§ **WHAT IS NEEDED**
Leave the pictures out. Return all other data exactly.

━━━━━━━━━━

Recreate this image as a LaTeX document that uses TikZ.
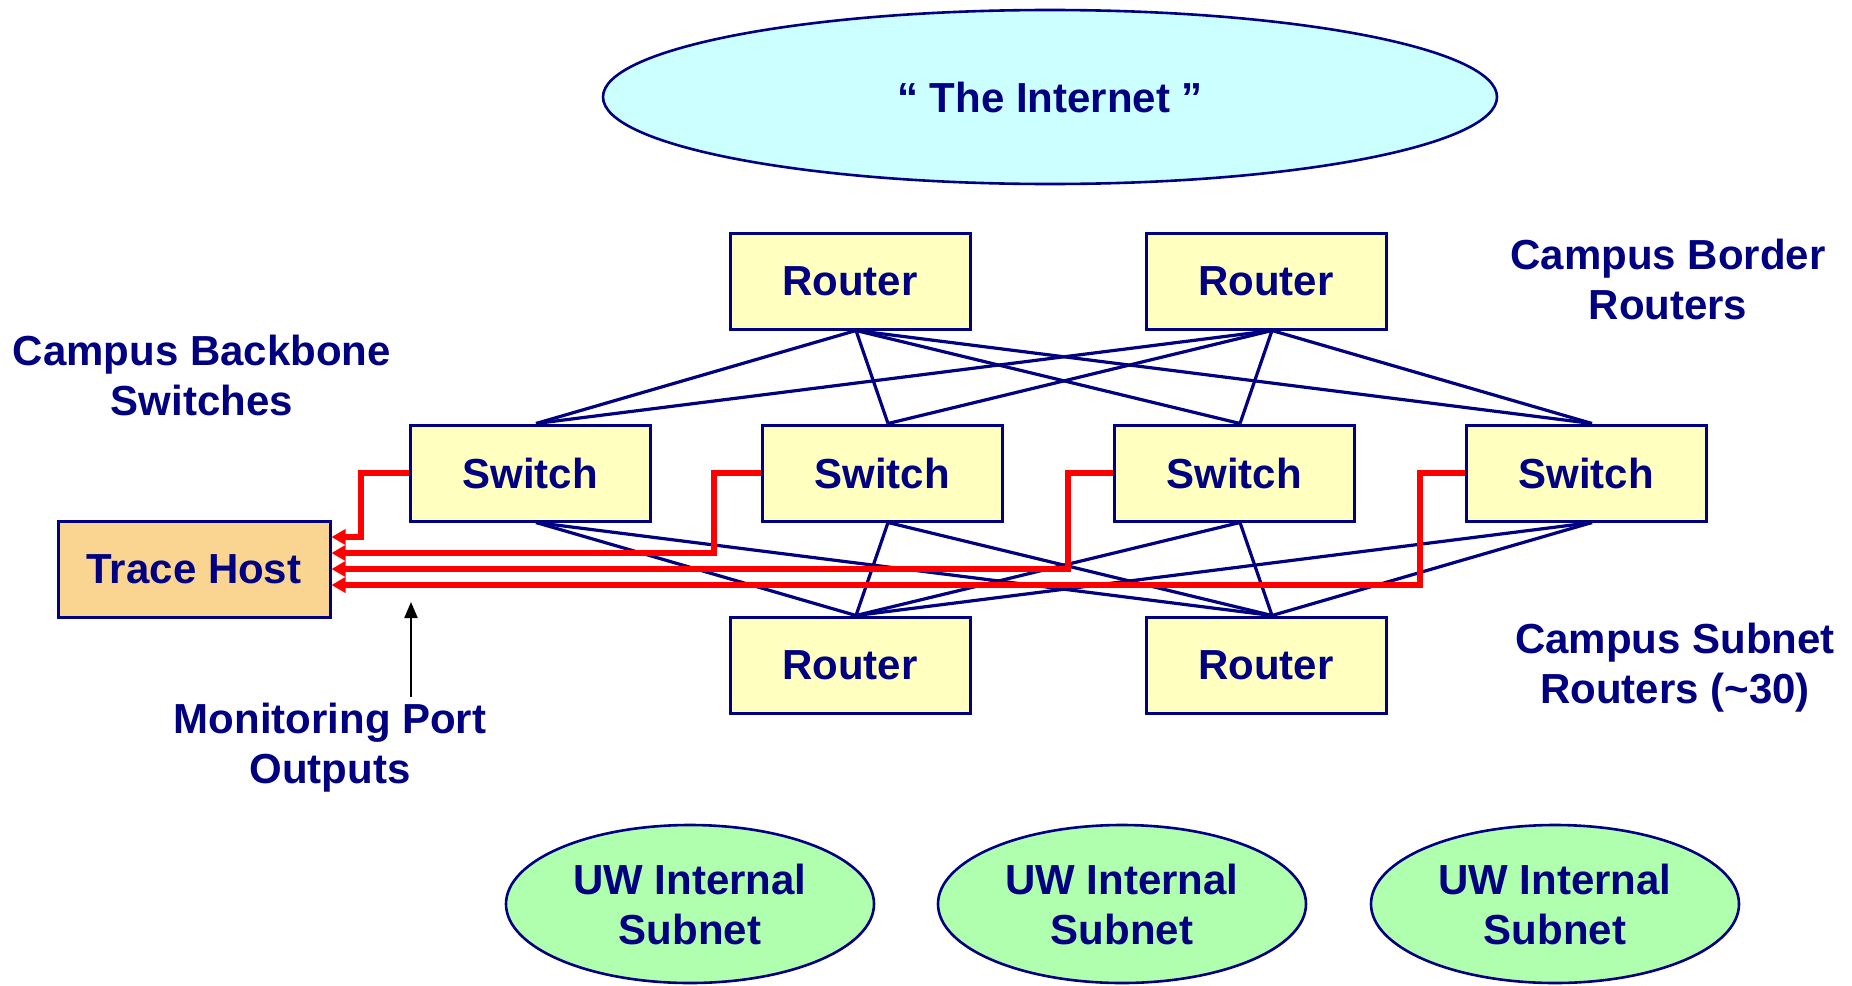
\documentclass[tikz,border=0pt]{standalone}
\usepackage{fontspec}
\setmainfont{Liberation Sans}
\usetikzlibrary{shapes.geometric,arrows.meta}
\definecolor{navy}{HTML}{000080}
\definecolor{boxfill}{HTML}{FFFFC0}
\definecolor{hostfill}{HTML}{F9D591}
\definecolor{netfill}{HTML}{CCFFFF}
\definecolor{subfill}{HTML}{AFFFAF}
\definecolor{mred}{HTML}{FF0000}
\tikzset{
  lbl/.style={text=navy,font=\fontsize{21}{25}\selectfont\bfseries,align=center,inner sep=0pt},
  devbox/.style={draw=navy,line width=1.5pt,fill=boxfill,minimum width=120pt,minimum height=48pt,inner sep=0pt,lbl},
  hostbox/.style={devbox,fill=hostfill,minimum width=136pt},
  cloud/.style={ellipse,draw=navy,line width=1.3pt,inner sep=0pt,lbl},
  link/.style={draw=navy,line width=1.6pt},
  mon/.style={draw=mred,line width=2.8pt,-{Triangle[length=7pt,width=7.5pt]}},
  pointer/.style={draw=black,line width=1.1pt,-{Triangle[length=8pt,width=6.5pt]}}
}
\begin{document}
\begin{tikzpicture}[x=0.5pt,y=-0.5pt]
\useasboundingbox (0,0) rectangle (1852,985);
% internet
\node[cloud,fill=netfill,minimum width=447pt,minimum height=87pt] (inet) at (1050,97) {“ The Internet ”};
% top routers
\node[devbox] (r1) at (850,281) {Router};
\node[devbox] (r2) at (1266,281) {Router};
% switches
\node[devbox] (s1) at (530,473) {Switch};
\node[devbox] (s2) at (882,473) {Switch};
\node[devbox] (s3) at (1234,473) {Switch};
\node[devbox] (s4) at (1586,473) {Switch};
% bottom routers
\node[devbox] (b1) at (850,665) {Router};
\node[devbox] (b2) at (1266,665) {Router};
% trace host
\node[hostbox] (th) at (194,569) {Trace Host};
% subnets
\node[cloud,fill=subfill,minimum width=184pt,minimum height=79pt] (n1) at (690,904) {UW Internal\\Subnet};
\node[cloud,fill=subfill,minimum width=184pt,minimum height=79pt] (n2) at (1122,904) {UW Internal\\Subnet};
\node[cloud,fill=subfill,minimum width=184pt,minimum height=79pt] (n3) at (1555,904) {UW Internal\\Subnet};
% labels
\node[lbl] (lborder) at (1668,279) {Campus Border\\Routers};
\node[lbl] (lbackbone) at (202,375) {Campus Backbone\\Switches};
\node[lbl] (lsubnet) at (1675,668) {Campus Subnet\\Routers (\textasciitilde30)};
\node[lbl] (lmon) at (330,748) {Monitoring Port\\Outputs};
% links top
\foreach \r in {r1,r2}{
  \foreach \s in {s1,s2,s3,s4}{
    \draw[link] ([xshift=3pt]\r.south) -- ([xshift=3pt]\s.north);
  }
}
% links bottom
\foreach \r in {b1,b2}{
  \foreach \s in {s1,s2,s3,s4}{
    \draw[link] ([xshift=3pt]\s.south) -- ([xshift=3pt]\r.north);
  }
}
% monitoring outputs
\coordinate (k1) at (361,537);
\coordinate (k2) at (714,553);
\coordinate (k3) at (1068,569);
\coordinate (k4) at (1420,585);
\draw[mon] (s1.west) -| (k1) -- (th.east |- k1);
\draw[mon] (s2.west) -| (k2) -- (th.east |- k2);
\draw[mon] (s3.west) -| (k3) -- (th.east |- k3);
\draw[mon] (s4.west) -| (k4) -- (th.east |- k4);
% pointer
\coordinate (pa) at (411,697);
\coordinate (pb) at (411,602);
\draw[pointer] (pa) -- (pb);
\end{tikzpicture}
\end{document}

━━━━━━━━━━

§ **RESPONSE TO THIS TASK**
Recreate this image as a LaTeX document that uses TikZ.
\documentclass[tikz,border=0pt]{standalone}
\usepackage{fontspec}
\setmainfont{Liberation Sans}
\usetikzlibrary{shapes.geometric,arrows.meta}
\definecolor{navy}{HTML}{000080}
\definecolor{boxfill}{HTML}{FFFFC0}
\definecolor{hostfill}{HTML}{F9D591}
\definecolor{netfill}{HTML}{CCFFFF}
\definecolor{subfill}{HTML}{AFFFAF}
\definecolor{mred}{HTML}{FF0000}
\tikzset{
  lbl/.style={text=navy,font=\fontsize{21}{25}\selectfont\bfseries,align=center,inner sep=0pt},
  devbox/.style={draw=navy,line width=1.5pt,fill=boxfill,minimum width=120pt,minimum height=48pt,inner sep=0pt,lbl},
  hostbox/.style={devbox,fill=hostfill,minimum width=136pt},
  cloud/.style={ellipse,draw=navy,line width=1.3pt,inner sep=0pt,lbl},
  link/.style={draw=navy,line width=1.6pt},
  mon/.style={draw=mred,line width=2.8pt,-{Triangle[length=7pt,width=7.5pt]}},
  pointer/.style={draw=black,line width=1.1pt,-{Triangle[length=8pt,width=6.5pt]}}
}
\begin{document}
\begin{tikzpicture}[x=0.5pt,y=-0.5pt]
\useasboundingbox (0,0) rectangle (1852,985);
% internet
\node[cloud,fill=netfill,minimum width=447pt,minimum height=87pt] (inet) at (1050,97) {“ The Internet ”};
% top routers
\node[devbox] (r1) at (850,281) {Router};
\node[devbox] (r2) at (1266,281) {Router};
% switches
\node[devbox] (s1) at (530,473) {Switch};
\node[devbox] (s2) at (882,473) {Switch};
\node[devbox] (s3) at (1234,473) {Switch};
\node[devbox] (s4) at (1586,473) {Switch};
% bottom routers
\node[devbox] (b1) at (850,665) {Router};
\node[devbox] (b2) at (1266,665) {Router};
% trace host
\node[hostbox] (th) at (194,569) {Trace Host};
% subnets
\node[cloud,fill=subfill,minimum width=184pt,minimum height=79pt] (n1) at (690,904) {UW Internal\\Subnet};
\node[cloud,fill=subfill,minimum width=184pt,minimum height=79pt] (n2) at (1122,904) {UW Internal\\Subnet};
\node[cloud,fill=subfill,minimum width=184pt,minimum height=79pt] (n3) at (1555,904) {UW Internal\\Subnet};
% labels
\node[lbl] (lborder) at (1668,279) {Campus Border\\Routers};
\node[lbl] (lbackbone) at (202,375) {Campus Backbone\\Switches};
\node[lbl] (lsubnet) at (1675,668) {Campus Subnet\\Routers (\textasciitilde30)};
\node[lbl] (lmon) at (330,748) {Monitoring Port\\Outputs};
% links top
\foreach \r in {r1,r2}{
  \foreach \s in {s1,s2,s3,s4}{
    \draw[link] ([xshift=3pt]\r.south) -- ([xshift=3pt]\s.north);
  }
}
% links bottom
\foreach \r in {b1,b2}{
  \foreach \s in {s1,s2,s3,s4}{
    \draw[link] ([xshift=3pt]\s.south) -- ([xshift=3pt]\r.north);
  }
}
% monitoring outputs
\coordinate (k1) at (361,537);
\coordinate (k2) at (714,553);
\coordinate (k3) at (1068,569);
\coordinate (k4) at (1420,585);
\draw[mon] (s1.west) -| (k1) -- (th.east |- k1);
\draw[mon] (s2.west) -| (k2) -- (th.east |- k2);
\draw[mon] (s3.west) -| (k3) -- (th.east |- k3);
\draw[mon] (s4.west) -| (k4) -- (th.east |- k4);
% pointer
\coordinate (pa) at (411,697);
\coordinate (pb) at (411,602);
\draw[pointer] (pa) -- (pb);
\end{tikzpicture}
\end{document}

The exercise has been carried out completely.